Researchers from the University of Edinburgh found the dinosaur tracks preserved in layers of rock, which would once have been at the bottom of a shallow, salt-water lagoon.
The footprints have been identified as those of the plant-eating Sauropods – a distant relative of the better-known dinosaur species Brontosaurus and Diplodocus, and are thought to be around 170-million-years-old.
Fossils from the mid-Jurassic period are incredibly rare, and this recent discovery makes the Isle of Skye the biggest dinosaur spot in Scotland, and is the first time Sauropod tracks have been found on Scottish soil.
According to the researchers, this discovery helps fill an important knowledge gap in the evolution of the huge, lock-necked animals, which were the biggest of the dinosaurs.
Additionally, the trackways provide evidence that Sauropods spent a lot of time in coastal areas and shallow water, and were not just land dwellers as previous research has suggested.
An artist impression of Sauropods/Photo credit: Jon Hoad
Dr.
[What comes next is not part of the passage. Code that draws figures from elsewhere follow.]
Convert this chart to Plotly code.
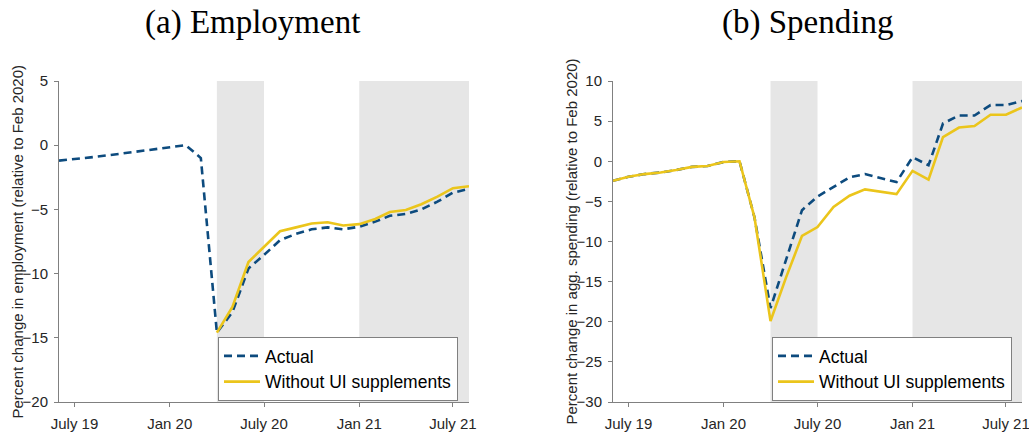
import plotly.graph_objects as go

# ---------------- data ----------------
months = [
    "2019-06-01", "2019-07-01", "2019-08-01", "2019-09-01", "2019-10-01", "2019-11-01", "2019-12-01",
    "2020-01-01", "2020-02-01", "2020-03-01", "2020-04-01", "2020-05-01", "2020-06-01", "2020-07-01",
    "2020-08-01", "2020-09-01", "2020-10-01", "2020-11-01", "2020-12-01",
    "2021-01-01", "2021-02-01", "2021-03-01", "2021-04-01", "2021-05-01", "2021-06-01", "2021-07-01",
    "2021-08-01",
]

emp_actual = [-1.2, -1.05, -0.95, -0.8, -0.65, -0.5, -0.35, -0.2, 0.0, -1.0,
              -14.6, -13.0, -9.6, -8.55, -7.4, -6.9, -6.55, -6.4, -6.55,
              -6.35, -5.95, -5.5, -5.35, -5.0, -4.4, -3.7, -3.4]
emp_no_ui = [None, None, None, None, None, None, None, None, None, None,
             -14.6, -12.6, -9.1, -7.9, -6.7, -6.4, -6.1, -6.0, -6.25,
             -6.15, -5.75, -5.2, -5.05, -4.6, -4.0, -3.35, -3.2]

spend_actual = [-2.43, -1.94, -1.6, -1.4, -1.1, -0.7, -0.6, -0.1, 0.0, -7.0,
                -18.3, -12.3, -6.1, -4.4, -3.2, -2.0, -1.6, -2.1, -2.6,
                0.5, -0.5, 4.7, 5.7, 5.7, 7.0, 7.0, 7.5]
spend_no_ui = [-2.43, -1.94, -1.6, -1.4, -1.1, -0.7, -0.6, -0.1, 0.0, -7.0,
               -19.9, -14.5, -9.3, -8.2, -5.7, -4.3, -3.5, -3.8, -4.1,
               -1.2, -2.3, 3.0, 4.2, 4.4, 5.8, 5.8, 6.7]

tick_dates = ["2019-07-01", "2020-01-01", "2020-07-01", "2021-01-01", "2021-07-01"]
tick_labels = ["July 19", "Jan 20", "July 20", "Jan 21", "July 21"]
shade_periods = [("2020-04-01", "2020-07-01"), ("2021-01-01", "2021-08-01")]
x_range = ["2019-06-01", "2021-08-01"]

series_names = ["Actual", "Without UI supplements"]
panel_titles = ["(a) Employment", "(b) Spending"]
y_titles = ["Percent change in employment (relative to Feb 2020)",
            "Percent change in agg. spending (relative to Feb 2020)"]

# ---------------- styling ----------------
NAVY = "#0d4b7e"
GOLD = "#ebc51b"
AXIS = "#808080"
TXT = "#262626"
SHADE = "#e6e6e6"
SANS = "Liberation Sans, Arial, sans-serif"
SERIF = "Liberation Serif, Times New Roman, serif"

W, H = 1029, 432
L, R, T, B = 59, 7, 81, 30
pw = W - L - R
ph = H - T - B


def px_x(p):
    return (p - L) / pw


def px_y(p):
    return (H - B - p) / ph


fig = go.Figure()

panels = [("x", "y", "legend", emp_actual, emp_no_ui),
          ("x2", "y2", "legend2", spend_actual, spend_no_ui)]
for xa, ya, lg, act, noui in panels:
    fig.add_trace(go.Scatter(x=months, y=act, name=series_names[0], mode="lines",
                             line=dict(color=NAVY, width=2.6, dash="8px,5px"),
                             xaxis=xa, yaxis=ya, legend=lg))
    fig.add_trace(go.Scatter(x=months, y=noui, name=series_names[1], mode="lines",
                             line=dict(color=GOLD, width=2.6),
                             xaxis=xa, yaxis=ya, legend=lg, connectgaps=False))

shapes = []
for xa, ya in [("x", "y"), ("x2", "y2")]:
    for s0, s1 in shade_periods:
        shapes.append(dict(type="rect", xref=xa, yref=f"{ya} domain", x0=s0, x1=s1,
                           y0=0, y1=1, fillcolor=SHADE, line=dict(width=0), layer="below"))

xcommon = dict(type="date", range=x_range, tickmode="array", tickvals=tick_dates,
               ticktext=tick_labels, showgrid=False, zeroline=False, showline=True,
               linecolor=AXIS, linewidth=1, ticks="outside", ticklen=4, tickcolor=AXIS,
               ticklabelstandoff=4, automargin=False, ticklabeloverflow="allow",
               tickfont=dict(family=SANS, size=15, color=TXT))
ycommon = dict(showgrid=False, zeroline=False, showline=True, linecolor=AXIS, linewidth=1,
               ticks="outside", ticklen=4, tickcolor=AXIS, dtick=5,
               ticklabelstandoff=3, automargin=False, ticklabeloverflow="allow",
               tickfont=dict(family=SANS, size=15, color=TXT))

legcommon = dict(xanchor="right", yanchor="bottom", bgcolor="white", bordercolor=AXIS,
                 borderwidth=1, font=dict(family=SANS, size=17.5, color="black"),
                 tracegroupgap=0, itemwidth=36)

annotations = [
    dict(text=panel_titles[0], x=px_x(252), y=px_y(23), xref="paper", yref="paper",
         showarrow=False, xanchor="center", yanchor="middle",
         font=dict(family=SERIF, size=33, color="black")),
    dict(text=panel_titles[1], x=px_x(807), y=px_y(23), xref="paper", yref="paper",
         showarrow=False, xanchor="center", yanchor="middle",
         font=dict(family=SERIF, size=33, color="black")),
    dict(text=y_titles[0], x=px_x(17), y=0.5, xref="paper", yref="paper",
         showarrow=False, xanchor="center", yanchor="middle", textangle=-90,
         font=dict(family=SANS, size=15, color=TXT)),
    dict(text=y_titles[1], x=px_x(571), y=0.5, xref="paper", yref="paper",
         showarrow=False, xanchor="center", yanchor="middle", textangle=-90,
         font=dict(family=SANS, size=15, color=TXT)),
]

fig.update_layout(
    width=W, height=H,
    margin=dict(l=L, r=R, t=T, b=B, pad=0, autoexpand=False),
    paper_bgcolor="white", plot_bgcolor="white",
    showlegend=True,
    xaxis=dict(domain=[0, px_x(469)], anchor="y", **xcommon),
    yaxis=dict(domain=[0, 1], anchor="x", range=[-20, 5], **ycommon),
    xaxis2=dict(domain=[px_x(613), 1], anchor="y2", **xcommon),
    yaxis2=dict(domain=[0, 1], anchor="x2", range=[-30, 10], **ycommon),
    legend=dict(x=px_x(458), y=px_y(401), **legcommon),
    legend2=dict(x=px_x(1012), y=px_y(401), **legcommon),
    shapes=shapes,
    annotations=annotations,
)

fig.write_html("out.html", config={"displayModeBar": False},
               post_script="document.body.style.margin='0px';")
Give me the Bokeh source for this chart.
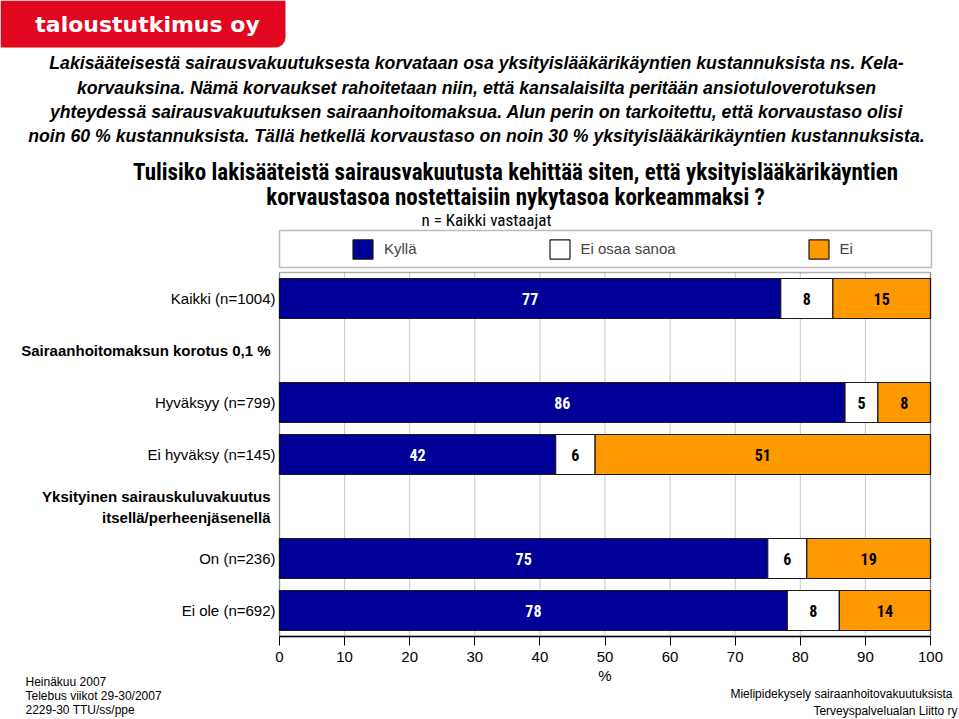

Steve Brusatte, from the University of Edinburgh, who led the expedition said: “The new tracksite from Skye is one of the most remarkable dinosaur discoveries ever made in Scotland. There are so many tracks crossing each other that it looks like a dinosaur disco preserved in stone.
“By following the tracks you can walk with these dinosaurs as they waded through a lagoon 170-million-years ago, when Scotland was so much warmer than today.”
Dr Tom Challands of the School of GeoSciences, who took part in the expedition and research, said: “This find clearly establishes the Isle of Skye as an area of major importance for research into the mid-Jurassic period.
“It is exhilarating to make such a discovery and being able to study it in detail, but the best thing is this is only the tip of the iceberg. I’m certain Skye will keep yielding great sites and specimens for years to come.”
The findings of the expedition have been published in the Scottish Journal of Geology.